One Upon Light Review
One Upon Light is a new indie game that turns the idea of fears on it's head: while most games' enemies lurk in shadows and you find peace in the light areas, a freak accident at a laboratory results in our protagonist suffering a sudden death if he spends more than a second in the light. The stark, monochromatic world makes you genuinely fear the light as you press forward, trying to find your way through the destroyed facility to try to figure out what happened to you and hopefully fix it.
Gameplay is a cross between basic puzzles and precise timing, often requiring a bit of luck. Completing a level results in obtaining another scrap of a notebook that either introduces a new mechanic or tell a snippet of the story. These articles are headlines only, sadly, so the story never gets a chance to go terribly deep.
While the simple top down, black-and-white graphics lend well to the story and core mechanic, they to lean toward mundane at times. There are not too many ways you can design a broken down laboratory in greyscale, so the world kind of muddles together. New mechanics, such as a device that lets you save a shadow on the floor, or strange materials that disappear in the dark, continue to enhance the experience, but I personally got frustrated by trial and error. Many times, I found myself at a branching path, a maze of ways to go, that must be completed in a particular order with no indication of where to start. Death occurs when you get in the light. At times, you have to skirt the light, spending a split second in it. It's risky, but at times the only way to proceed. The death animation surely and subtly slows down the protagonist, and the timing-based puzzles that require near-death skirting the light become frustrating as you die time after time. Find yourself missing a time window, and you can't get back to the switch, causing a forced death. Twice during playthrough I also found myself victim of an atrocious checkpoint system, making me redo two or three puzzles with our plodding protagonist just to get back to the same place and die again. I'd have rather had the story or mechanics add a rewind button to go back where I want rather than pull that one crate across the room again.

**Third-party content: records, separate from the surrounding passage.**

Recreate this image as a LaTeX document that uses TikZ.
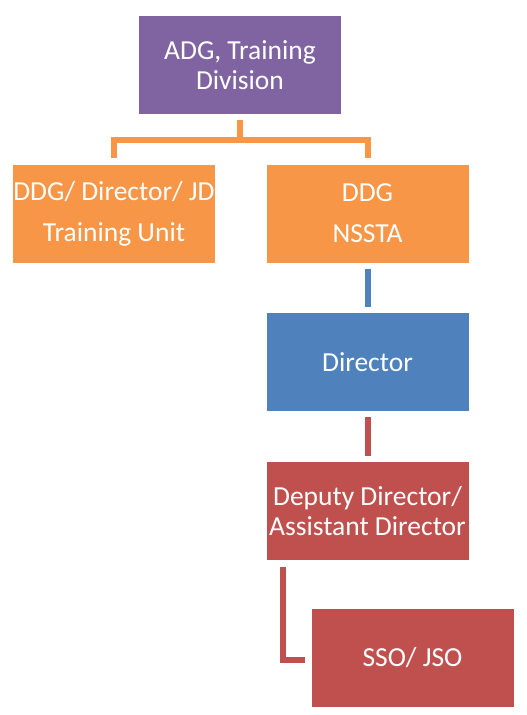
\documentclass[tikz,border=0pt]{standalone}
\usepackage{fontspec}
\setmainfont{Carlito}
\usetikzlibrary{calc}
\definecolor{purp}{HTML}{8064A2}
\definecolor{orng}{HTML}{F79646}
\definecolor{blu}{HTML}{4F81BD}
\definecolor{rd}{HTML}{C0504D}
\tikzset{
  unitbox/.style={rectangle, fill=#1, text=white, align=center, inner sep=0pt,
    minimum width=202pt, minimum height=98pt, font=\fontsize{27.5}{30}\selectfont},
  link/.style={draw=#1, line width=6pt, line join=miter}
}
\begin{document}
\begin{tikzpicture}[x=1pt, y=-1pt]
  \useasboundingbox (0,0) rectangle (527,715);
  % the boxes
  \node[unitbox=purp] (adg) at (240,65) {ADG, Training\\Division};
  \node[unitbox=orng] (unit) at (114,213.5) {DDG/ Director/ JD\\[11pt]Training Unit};
  \node[unitbox=orng] (nssta) at (367.5,213.5) {DDG\\[11pt]NSSTA};
  \node[unitbox=blu] (dir) at (367.5,362) {Director};
  \node[unitbox=rd] (dydir) at (367.5,511) {Deputy Director/\\Assistant Director};
  \node[unitbox=rd] (sso) at (412.5,657.5) {SSO/ JSO};
  % orange fork under the top box
  \coordinate (fork) at ($(adg.south)+(0,26)$);
  \draw[link=orng] ([yshift=-6pt]adg.south) -- (fork);
  \draw[link=orng] ([yshift=6pt]unit.north) |- (fork) -| ([yshift=6pt]nssta.north);
  % the chain on the right
  \draw[link=blu] ([yshift=-6pt]nssta.south) -- ([yshift=6pt]dir.north);
  \draw[link=rd] ([yshift=-6pt]dir.south) -- ([yshift=6pt]dydir.north);
  \draw[link=rd] ([xshift=17pt,yshift=-7pt]dydir.south west) |- ([xshift=-6pt,yshift=-2pt]sso.west);
\end{tikzpicture}
\end{document}
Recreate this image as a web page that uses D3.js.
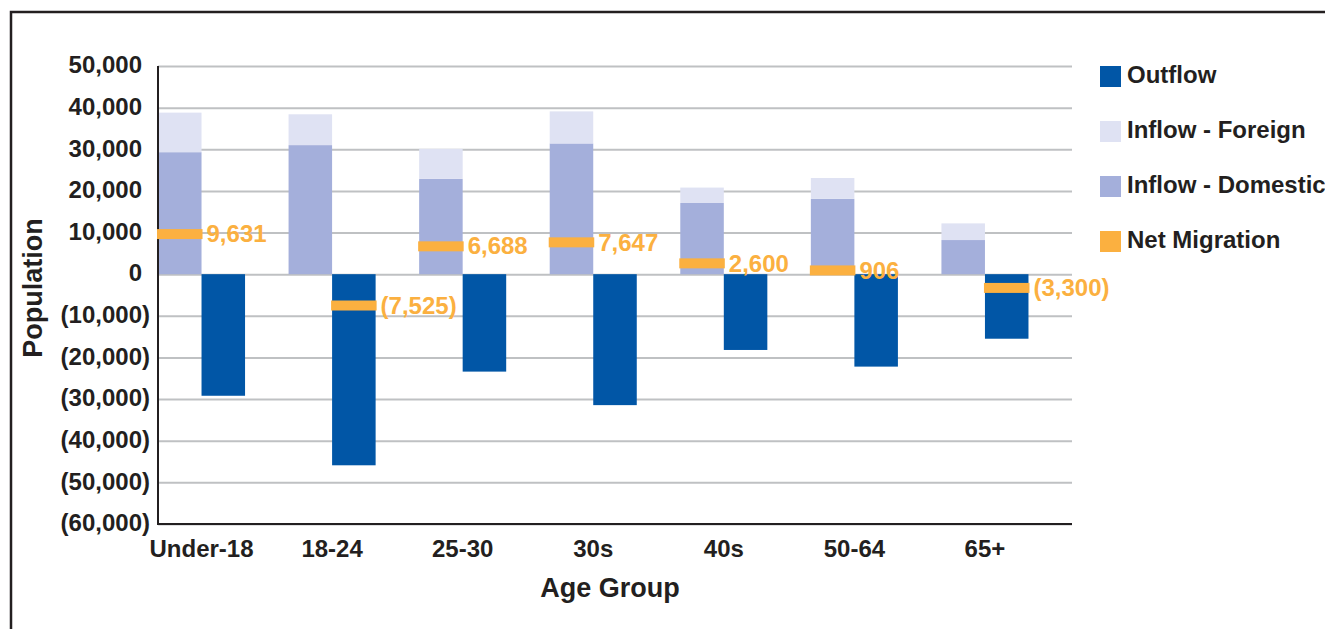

These critiques aside, One Upon Light does what it sets out to do well. A fresh take on the puzzle genre, mixing in a bit of story and the tension of a horror game, Once Upon Light weaves a short, thrilling tale. Even though the story is sparse, there is enough there to keep you intrigued. More variety would have been nice, but it would have detracted from the overall atmosphere. A rewind or run button would be great, but might kill the immersion as well. Basically, my main gripes for the game are ones that would change the essence of the game, so kudos to the developers for nailing the feel they were going for.
One Upon Light sticks to the shadows. Without a huge advertizing budget, it could slip through the cracks. Anyone who likes puzzles or a bit of tension in their entertainment may want to shine a light this way...wait...that's bad. Cover it up...wait...umm....well, you understand. Play it!
A copy of the game was provided by the developer for review. It can be purchased on PS4 for $11.99.